Stated exercise:
Produce an exact copy of all the data below, dropping every image.

** START Data extract **

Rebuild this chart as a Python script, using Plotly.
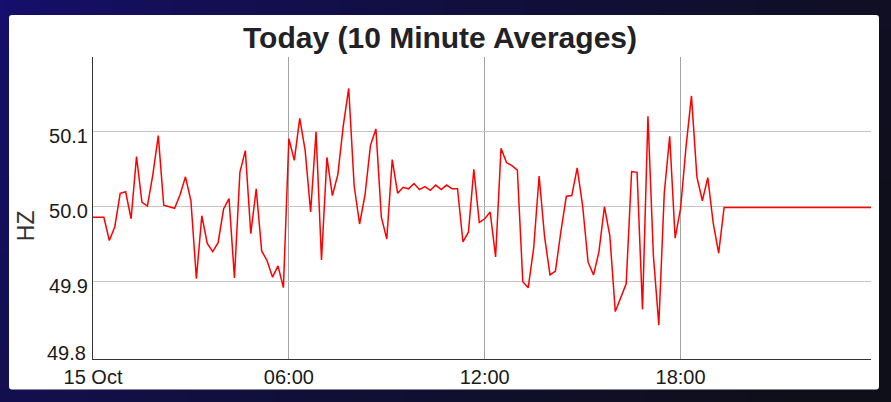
import plotly.graph_objects as go
import pandas as pd

# ---- data (10-minute averages, 15 Oct) ----
start_time = "2023-10-15 00:00"
n_points = 144
hz_values = [
    49.986, 49.986, 49.986, 49.955, 49.973, 50.018, 50.020, 49.984, 50.067, 50.006,
    50.001, 50.043, 50.095, 50.002, 50.000, 49.998, 50.016, 50.040, 50.008, 49.904,
    49.988, 49.951, 49.940, 49.952, 49.997, 50.011, 49.905, 50.046, 50.075, 49.964,
    50.024, 49.941, 49.928, 49.906, 49.921, 49.892, 50.091, 50.062, 50.118, 50.075,
    49.993, 50.100, 49.929, 50.066, 50.015, 50.043, 50.108, 50.158, 50.028, 49.977,
    50.016, 50.082, 50.104, 49.986, 49.957, 50.063, 50.018, 50.026, 50.024, 50.031,
    50.023, 50.027, 50.022, 50.029, 50.023, 50.029, 50.024, 50.024, 49.953, 49.966,
    50.050, 49.979, 49.984, 49.993, 49.933, 50.078, 50.059, 50.055, 50.049, 49.900,
    49.892, 49.945, 50.041, 49.960, 49.909, 49.914, 49.967, 50.014, 50.015, 50.052,
    50.001, 49.926, 49.909, 49.940, 50.000, 49.961, 49.860, 49.878, 49.897, 50.047,
    50.046, 49.863, 50.121, 49.935, 49.842, 50.018, 50.094, 49.958, 49.998, 50.080,
    50.148, 50.040, 50.008, 50.039, 49.978, 49.938, 49.999, 49.999, 49.999, 49.999,
    49.999, 49.999, 49.999, 49.999, 49.999, 49.999, 49.999, 49.999, 49.999, 49.999,
    49.999, 49.999, 49.999, 49.999, 49.999, 49.999, 49.999, 49.999, 49.999, 49.999,
    49.999, 49.999, 49.999, 49.999,
]
x_tick_times = ["2023-10-15 00:00", "2023-10-15 06:00", "2023-10-15 12:00", "2023-10-15 18:00"]
x_tick_labels = ["15 Oct", "06:00", "12:00", "18:00"]
y_tick_values = [49.9, 50.0, 50.1]
y_tick_labels = ["49.9", "50.0", "50.1"]
y_bottom_label = "49.8"
title_text = "Today (10 Minute Averages)"
y_title = "HZ"

times = pd.date_range(start_time, periods=n_points, freq="10min")

# ---- layout geometry (pixels) ----
W, H = 891, 402
ML, MR, MT, MB = 93, 20, 57, 43
PW = W - ML - MR
PH = H - MT - MB


def px_x(px):
    return (px - ML) / PW


def px_y(py):
    return (H - MB - py) / PH


FONT = "Liberation Sans, Arial, sans-serif"

fig = go.Figure()
fig.add_trace(go.Scatter(
    x=times, y=hz_values, mode="lines",
    line=dict(color="#ff0000", width=1.5),
    hoverinfo="x+y", showlegend=False,
))

# ---- gradient background built from strips ----
C0 = (21, 15, 112)
C1 = (15, 15, 26)


def grad_color(px, py):
    s = 0.85 * px / W + 0.25 * py / H
    s = max(0.0, min(1.0, s)) ** 0.7
    r = C0[0] + (C1[0] - C0[0]) * s
    g = C0[1] + (C1[1] - C0[1]) * s
    b = C0[2] + (C1[2] - C0[2]) * s
    return "rgb(%d,%d,%d)" % (round(r), round(g), round(b))


shapes = []


def add_rect(x0, y0, x1, y1, color):
    shapes.append(dict(
        type="rect", xref="paper", yref="paper", layer="below",
        x0=px_x(x0), x1=px_x(x1), y0=px_y(y1), y1=px_y(y0),
        fillcolor=color, line=dict(width=0),
    ))


step = 6
for xs in range(-2, W + 2, step):
    add_rect(xs, -2, xs + step + 0.8, 17, grad_color(xs + step / 2, 7))
    add_rect(xs, 387, xs + step + 0.8, H + 2, grad_color(xs + step / 2, 396))
vstep = 15
for ys in range(14, 392, vstep):
    add_rect(-2, ys, 11, ys + vstep + 0.8, grad_color(4, ys + vstep / 2))
    add_rect(877, ys, W + 2, ys + vstep + 0.8, grad_color(885, ys + vstep / 2))

# ---- white rounded card ----
cx0, cx1, cy0, cy1, r = 9, 879, 15, 389.5, 3


def P(px, py):
    return "%.6f,%.6f" % (px_x(px), px_y(py))


card_path = (
    "M " + P(cx0 + r, cy0) + " L " + P(cx1 - r, cy0) +
    " Q " + P(cx1, cy0) + " " + P(cx1, cy0 + r) +
    " L " + P(cx1, cy1 - r) +
    " Q " + P(cx1, cy1) + " " + P(cx1 - r, cy1) +
    " L " + P(cx0 + r, cy1) +
    " Q " + P(cx0, cy1) + " " + P(cx0, cy1 - r) +
    " L " + P(cx0, cy0 + r) +
    " Q " + P(cx0, cy0) + " " + P(cx0 + r, cy0) + " Z"
)
shapes.append(dict(type="path", xref="paper", yref="paper", layer="below",
                   path=card_path, fillcolor="#ffffff", line=dict(width=0)))

annotations = [
    dict(text=y_bottom_label, xref="paper", yref="paper",
         x=px_x(87.5), y=px_y(352.7), xanchor="right", yanchor="middle",
         showarrow=False, font=dict(family=FONT, size=20, color="#1a1a1a")),
    dict(text=y_title, xref="paper", yref="paper",
         x=px_x(26.2), y=px_y(226), xanchor="center", yanchor="middle",
         textangle=-90, showarrow=False,
         font=dict(family=FONT, size=23, color="#333333")),
]

fig.update_layout(
    width=W, height=H,
    margin=dict(l=ML, r=MR, t=MT, b=MB, pad=0),
    paper_bgcolor="rgb(17,15,60)",
    plot_bgcolor="rgba(0,0,0,0)",
    shapes=shapes,
    annotations=annotations,
    title=dict(text=title_text, x=440 / W, xref="container", xanchor="center",
               y=1 - 37 / H, yref="container", yanchor="middle",
               font=dict(family=FONT, size=30, color="#222226", weight="bold")),
    xaxis=dict(
        type="date",
        range=[times[0], times[-1]],
        tickvals=x_tick_times, ticktext=x_tick_labels,
        showgrid=True, gridcolor="#a3a3a3", gridwidth=1,
        showline=True, linecolor="#333333", linewidth=1,
        ticks="", zeroline=False,
        tickfont=dict(family=FONT, size=20, color="#1a1a1a"),
    ),
    yaxis=dict(
        range=[49.7967, 50.2],
        tickvals=y_tick_values, ticktext=y_tick_labels,
        showgrid=True, gridcolor="#c6c6c6", gridwidth=1,
        showline=True, linecolor="#333333", linewidth=1,
        ticks="", zeroline=False,
        ticklabelshift=4,
        tickfont=dict(family=FONT, size=20, color="#1a1a1a"),
    ),
    hovermode="closest",
)

fig.write_html(
    "out.html",
    config={"displayModeBar": False},
    post_script="document.body.style.margin='0';document.body.style.overflow='hidden';",
)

** END Data extract **

Exercise output:
Rebuild this chart as a Python script, using Plotly.
import plotly.graph_objects as go
import pandas as pd

# ---- data (10-minute averages, 15 Oct) ----
start_time = "2023-10-15 00:00"
n_points = 144
hz_values = [
    49.986, 49.986, 49.986, 49.955, 49.973, 50.018, 50.020, 49.984, 50.067, 50.006,
    50.001, 50.043, 50.095, 50.002, 50.000, 49.998, 50.016, 50.040, 50.008, 49.904,
    49.988, 49.951, 49.940, 49.952, 49.997, 50.011, 49.905, 50.046, 50.075, 49.964,
    50.024, 49.941, 49.928, 49.906, 49.921, 49.892, 50.091, 50.062, 50.118, 50.075,
    49.993, 50.100, 49.929, 50.066, 50.015, 50.043, 50.108, 50.158, 50.028, 49.977,
    50.016, 50.082, 50.104, 49.986, 49.957, 50.063, 50.018, 50.026, 50.024, 50.031,
    50.023, 50.027, 50.022, 50.029, 50.023, 50.029, 50.024, 50.024, 49.953, 49.966,
    50.050, 49.979, 49.984, 49.993, 49.933, 50.078, 50.059, 50.055, 50.049, 49.900,
    49.892, 49.945, 50.041, 49.960, 49.909, 49.914, 49.967, 50.014, 50.015, 50.052,
    50.001, 49.926, 49.909, 49.940, 50.000, 49.961, 49.860, 49.878, 49.897, 50.047,
    50.046, 49.863, 50.121, 49.935, 49.842, 50.018, 50.094, 49.958, 49.998, 50.080,
    50.148, 50.040, 50.008, 50.039, 49.978, 49.938, 49.999, 49.999, 49.999, 49.999,
    49.999, 49.999, 49.999, 49.999, 49.999, 49.999, 49.999, 49.999, 49.999, 49.999,
    49.999, 49.999, 49.999, 49.999, 49.999, 49.999, 49.999, 49.999, 49.999, 49.999,
    49.999, 49.999, 49.999, 49.999,
]
x_tick_times = ["2023-10-15 00:00", "2023-10-15 06:00", "2023-10-15 12:00", "2023-10-15 18:00"]
x_tick_labels = ["15 Oct", "06:00", "12:00", "18:00"]
y_tick_values = [49.9, 50.0, 50.1]
y_tick_labels = ["49.9", "50.0", "50.1"]
y_bottom_label = "49.8"
title_text = "Today (10 Minute Averages)"
y_title = "HZ"

times = pd.date_range(start_time, periods=n_points, freq="10min")

# ---- layout geometry (pixels) ----
W, H = 891, 402
ML, MR, MT, MB = 93, 20, 57, 43
PW = W - ML - MR
PH = H - MT - MB


def px_x(px):
    return (px - ML) / PW


def px_y(py):
    return (H - MB - py) / PH


FONT = "Liberation Sans, Arial, sans-serif"

fig = go.Figure()
fig.add_trace(go.Scatter(
    x=times, y=hz_values, mode="lines",
    line=dict(color="#ff0000", width=1.5),
    hoverinfo="x+y", showlegend=False,
))

# ---- gradient background built from strips ----
C0 = (21, 15, 112)
C1 = (15, 15, 26)


def grad_color(px, py):
    s = 0.85 * px / W + 0.25 * py / H
    s = max(0.0, min(1.0, s)) ** 0.7
    r = C0[0] + (C1[0] - C0[0]) * s
    g = C0[1] + (C1[1] - C0[1]) * s
    b = C0[2] + (C1[2] - C0[2]) * s
    return "rgb(%d,%d,%d)" % (round(r), round(g), round(b))


shapes = []


def add_rect(x0, y0, x1, y1, color):
    shapes.append(dict(
        type="rect", xref="paper", yref="paper", layer="below",
        x0=px_x(x0), x1=px_x(x1), y0=px_y(y1), y1=px_y(y0),
        fillcolor=color, line=dict(width=0),
    ))


step = 6
for xs in range(-2, W + 2, step):
    add_rect(xs, -2, xs + step + 0.8, 17, grad_color(xs + step / 2, 7))
    add_rect(xs, 387, xs + step + 0.8, H + 2, grad_color(xs + step / 2, 396))
vstep = 15
for ys in range(14, 392, vstep):
    add_rect(-2, ys, 11, ys + vstep + 0.8, grad_color(4, ys + vstep / 2))
    add_rect(877, ys, W + 2, ys + vstep + 0.8, grad_color(885, ys + vstep / 2))

# ---- white rounded card ----
cx0, cx1, cy0, cy1, r = 9, 879, 15, 389.5, 3


def P(px, py):
    return "%.6f,%.6f" % (px_x(px), px_y(py))


card_path = (
    "M " + P(cx0 + r, cy0) + " L " + P(cx1 - r, cy0) +
    " Q " + P(cx1, cy0) + " " + P(cx1, cy0 + r) +
    " L " + P(cx1, cy1 - r) +
    " Q " + P(cx1, cy1) + " " + P(cx1 - r, cy1) +
    " L " + P(cx0 + r, cy1) +
    " Q " + P(cx0, cy1) + " " + P(cx0, cy1 - r) +
    " L " + P(cx0, cy0 + r) +
    " Q " + P(cx0, cy0) + " " + P(cx0 + r, cy0) + " Z"
)
shapes.append(dict(type="path", xref="paper", yref="paper", layer="below",
                   path=card_path, fillcolor="#ffffff", line=dict(width=0)))

annotations = [
    dict(text=y_bottom_label, xref="paper", yref="paper",
         x=px_x(87.5), y=px_y(352.7), xanchor="right", yanchor="middle",
         showarrow=False, font=dict(family=FONT, size=20, color="#1a1a1a")),
    dict(text=y_title, xref="paper", yref="paper",
         x=px_x(26.2), y=px_y(226), xanchor="center", yanchor="middle",
         textangle=-90, showarrow=False,
         font=dict(family=FONT, size=23, color="#333333")),
]

fig.update_layout(
    width=W, height=H,
    margin=dict(l=ML, r=MR, t=MT, b=MB, pad=0),
    paper_bgcolor="rgb(17,15,60)",
    plot_bgcolor="rgba(0,0,0,0)",
    shapes=shapes,
    annotations=annotations,
    title=dict(text=title_text, x=440 / W, xref="container", xanchor="center",
               y=1 - 37 / H, yref="container", yanchor="middle",
               font=dict(family=FONT, size=30, color="#222226", weight="bold")),
    xaxis=dict(
        type="date",
        range=[times[0], times[-1]],
        tickvals=x_tick_times, ticktext=x_tick_labels,
        showgrid=True, gridcolor="#a3a3a3", gridwidth=1,
        showline=True, linecolor="#333333", linewidth=1,
        ticks="", zeroline=False,
        tickfont=dict(family=FONT, size=20, color="#1a1a1a"),
    ),
    yaxis=dict(
        range=[49.7967, 50.2],
        tickvals=y_tick_values, ticktext=y_tick_labels,
        showgrid=True, gridcolor="#c6c6c6", gridwidth=1,
        showline=True, linecolor="#333333", linewidth=1,
        ticks="", zeroline=False,
        ticklabelshift=4,
        tickfont=dict(family=FONT, size=20, color="#1a1a1a"),
    ),
    hovermode="closest",
)

fig.write_html(
    "out.html",
    config={"displayModeBar": False},
    post_script="document.body.style.margin='0';document.body.style.overflow='hidden';",
)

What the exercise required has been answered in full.